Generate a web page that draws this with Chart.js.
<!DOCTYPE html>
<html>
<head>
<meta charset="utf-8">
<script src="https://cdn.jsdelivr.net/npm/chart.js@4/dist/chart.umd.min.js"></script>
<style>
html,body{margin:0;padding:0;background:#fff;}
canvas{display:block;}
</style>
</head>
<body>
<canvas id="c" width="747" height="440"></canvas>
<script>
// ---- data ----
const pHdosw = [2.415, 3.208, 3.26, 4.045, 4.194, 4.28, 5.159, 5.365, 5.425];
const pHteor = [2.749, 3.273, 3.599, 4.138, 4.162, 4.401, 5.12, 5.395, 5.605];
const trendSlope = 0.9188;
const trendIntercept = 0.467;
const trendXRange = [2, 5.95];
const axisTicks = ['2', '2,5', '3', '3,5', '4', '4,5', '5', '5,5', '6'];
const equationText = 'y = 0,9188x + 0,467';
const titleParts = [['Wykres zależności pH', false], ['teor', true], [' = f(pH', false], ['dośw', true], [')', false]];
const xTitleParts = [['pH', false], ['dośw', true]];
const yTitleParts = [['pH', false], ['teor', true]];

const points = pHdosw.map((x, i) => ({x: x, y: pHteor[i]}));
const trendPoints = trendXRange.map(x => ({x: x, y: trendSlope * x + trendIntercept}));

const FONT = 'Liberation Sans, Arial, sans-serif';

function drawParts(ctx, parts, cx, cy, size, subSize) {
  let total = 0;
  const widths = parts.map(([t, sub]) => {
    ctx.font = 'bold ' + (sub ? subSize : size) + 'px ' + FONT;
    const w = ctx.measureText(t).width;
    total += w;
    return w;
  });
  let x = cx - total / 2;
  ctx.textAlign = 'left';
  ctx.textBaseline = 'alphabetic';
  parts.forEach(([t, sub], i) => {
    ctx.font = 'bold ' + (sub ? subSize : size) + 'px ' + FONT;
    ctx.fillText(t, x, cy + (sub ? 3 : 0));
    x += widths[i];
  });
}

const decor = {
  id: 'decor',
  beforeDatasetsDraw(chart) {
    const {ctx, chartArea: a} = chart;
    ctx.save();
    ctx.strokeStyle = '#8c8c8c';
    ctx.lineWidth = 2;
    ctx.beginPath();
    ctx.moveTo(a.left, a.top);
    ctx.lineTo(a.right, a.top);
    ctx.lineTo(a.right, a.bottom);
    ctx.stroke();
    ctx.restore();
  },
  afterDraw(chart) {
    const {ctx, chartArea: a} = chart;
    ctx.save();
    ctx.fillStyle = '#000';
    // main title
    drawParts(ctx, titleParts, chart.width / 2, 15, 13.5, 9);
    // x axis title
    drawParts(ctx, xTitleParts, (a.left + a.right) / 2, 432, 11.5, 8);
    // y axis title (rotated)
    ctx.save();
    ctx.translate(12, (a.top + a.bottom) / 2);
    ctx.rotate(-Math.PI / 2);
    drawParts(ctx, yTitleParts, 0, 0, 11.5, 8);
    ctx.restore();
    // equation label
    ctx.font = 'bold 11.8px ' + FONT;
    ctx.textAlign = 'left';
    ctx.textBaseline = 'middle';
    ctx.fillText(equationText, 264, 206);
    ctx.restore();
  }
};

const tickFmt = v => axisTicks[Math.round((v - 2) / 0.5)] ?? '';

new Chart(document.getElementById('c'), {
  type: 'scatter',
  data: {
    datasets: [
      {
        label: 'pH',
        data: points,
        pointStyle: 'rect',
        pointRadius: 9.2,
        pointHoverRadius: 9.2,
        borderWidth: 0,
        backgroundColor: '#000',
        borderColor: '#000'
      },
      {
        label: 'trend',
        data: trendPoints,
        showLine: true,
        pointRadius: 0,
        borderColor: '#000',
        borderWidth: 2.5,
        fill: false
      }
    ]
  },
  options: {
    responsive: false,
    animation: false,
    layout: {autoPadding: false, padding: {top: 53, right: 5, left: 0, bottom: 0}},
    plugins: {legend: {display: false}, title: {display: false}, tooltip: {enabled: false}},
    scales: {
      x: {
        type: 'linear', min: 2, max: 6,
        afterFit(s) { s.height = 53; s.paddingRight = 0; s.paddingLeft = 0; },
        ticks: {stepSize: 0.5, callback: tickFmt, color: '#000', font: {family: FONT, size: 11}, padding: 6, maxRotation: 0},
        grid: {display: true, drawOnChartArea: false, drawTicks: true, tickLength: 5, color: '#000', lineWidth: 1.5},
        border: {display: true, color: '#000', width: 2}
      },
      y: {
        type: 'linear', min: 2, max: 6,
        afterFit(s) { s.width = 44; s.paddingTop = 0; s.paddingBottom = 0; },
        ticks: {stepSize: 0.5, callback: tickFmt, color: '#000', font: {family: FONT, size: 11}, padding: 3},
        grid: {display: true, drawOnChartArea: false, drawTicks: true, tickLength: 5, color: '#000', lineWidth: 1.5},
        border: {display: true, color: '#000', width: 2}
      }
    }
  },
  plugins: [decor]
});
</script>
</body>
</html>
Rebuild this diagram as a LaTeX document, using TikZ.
+++++
Exercise description — All of the records must be repeated exactly.

Correct result —
Generate a web page that draws this with Chart.js.
<!DOCTYPE html>
<html>
<head>
<meta charset="utf-8">
<script src="https://cdn.jsdelivr.net/npm/chart.js@4/dist/chart.umd.min.js"></script>
<style>
html,body{margin:0;padding:0;background:#fff;}
canvas{display:block;}
</style>
</head>
<body>
<canvas id="c" width="747" height="440"></canvas>
<script>
// ---- data ----
const pHdosw = [2.415, 3.208, 3.26, 4.045, 4.194, 4.28, 5.159, 5.365, 5.425];
const pHteor = [2.749, 3.273, 3.599, 4.138, 4.162, 4.401, 5.12, 5.395, 5.605];
const trendSlope = 0.9188;
const trendIntercept = 0.467;
const trendXRange = [2, 5.95];
const axisTicks = ['2', '2,5', '3', '3,5', '4', '4,5', '5', '5,5', '6'];
const equationText = 'y = 0,9188x + 0,467';
const titleParts = [['Wykres zależności pH', false], ['teor', true], [' = f(pH', false], ['dośw', true], [')', false]];
const xTitleParts = [['pH', false], ['dośw', true]];
const yTitleParts = [['pH', false], ['teor', true]];

const points = pHdosw.map((x, i) => ({x: x, y: pHteor[i]}));
const trendPoints = trendXRange.map(x => ({x: x, y: trendSlope * x + trendIntercept}));

const FONT = 'Liberation Sans, Arial, sans-serif';

function drawParts(ctx, parts, cx, cy, size, subSize) {
  let total = 0;
  const widths = parts.map(([t, sub]) => {
    ctx.font = 'bold ' + (sub ? subSize : size) + 'px ' + FONT;
    const w = ctx.measureText(t).width;
    total += w;
    return w;
  });
  let x = cx - total / 2;
  ctx.textAlign = 'left';
  ctx.textBaseline = 'alphabetic';
  parts.forEach(([t, sub], i) => {
    ctx.font = 'bold ' + (sub ? subSize : size) + 'px ' + FONT;
    ctx.fillText(t, x, cy + (sub ? 3 : 0));
    x += widths[i];
  });
}

const decor = {
  id: 'decor',
  beforeDatasetsDraw(chart) {
    const {ctx, chartArea: a} = chart;
    ctx.save();
    ctx.strokeStyle = '#8c8c8c';
    ctx.lineWidth = 2;
    ctx.beginPath();
    ctx.moveTo(a.left, a.top);
    ctx.lineTo(a.right, a.top);
    ctx.lineTo(a.right, a.bottom);
    ctx.stroke();
    ctx.restore();
  },
  afterDraw(chart) {
    const {ctx, chartArea: a} = chart;
    ctx.save();
    ctx.fillStyle = '#000';
    // main title
    drawParts(ctx, titleParts, chart.width / 2, 15, 13.5, 9);
    // x axis title
    drawParts(ctx, xTitleParts, (a.left + a.right) / 2, 432, 11.5, 8);
    // y axis title (rotated)
    ctx.save();
    ctx.translate(12, (a.top + a.bottom) / 2);
    ctx.rotate(-Math.PI / 2);
    drawParts(ctx, yTitleParts, 0, 0, 11.5, 8);
    ctx.restore();
    // equation label
    ctx.font = 'bold 11.8px ' + FONT;
    ctx.textAlign = 'left';
    ctx.textBaseline = 'middle';
    ctx.fillText(equationText, 264, 206);
    ctx.restore();
  }
};

const tickFmt = v => axisTicks[Math.round((v - 2) / 0.5)] ?? '';

new Chart(document.getElementById('c'), {
  type: 'scatter',
  data: {
    datasets: [
      {
        label: 'pH',
        data: points,
        pointStyle: 'rect',
        pointRadius: 9.2,
        pointHoverRadius: 9.2,
        borderWidth: 0,
        backgroundColor: '#000',
        borderColor: '#000'
      },
      {
        label: 'trend',
        data: trendPoints,
        showLine: true,
        pointRadius: 0,
        borderColor: '#000',
        borderWidth: 2.5,
        fill: false
      }
    ]
  },
  options: {
    responsive: false,
    animation: false,
    layout: {autoPadding: false, padding: {top: 53, right: 5, left: 0, bottom: 0}},
    plugins: {legend: {display: false}, title: {display: false}, tooltip: {enabled: false}},
    scales: {
      x: {
        type: 'linear', min: 2, max: 6,
        afterFit(s) { s.height = 53; s.paddingRight = 0; s.paddingLeft = 0; },
        ticks: {stepSize: 0.5, callback: tickFmt, color: '#000', font: {family: FONT, size: 11}, padding: 6, maxRotation: 0},
        grid: {display: true, drawOnChartArea: false, drawTicks: true, tickLength: 5, color: '#000', lineWidth: 1.5},
        border: {display: true, color: '#000', width: 2}
      },
      y: {
        type: 'linear', min: 2, max: 6,
        afterFit(s) { s.width = 44; s.paddingTop = 0; s.paddingBottom = 0; },
        ticks: {stepSize: 0.5, callback: tickFmt, color: '#000', font: {family: FONT, size: 11}, padding: 3},
        grid: {display: true, drawOnChartArea: false, drawTicks: true, tickLength: 5, color: '#000', lineWidth: 1.5},
        border: {display: true, color: '#000', width: 2}
      }
    }
  },
  plugins: [decor]
});
</script>
</body>
</html>
Rebuild this diagram as a LaTeX document, using TikZ.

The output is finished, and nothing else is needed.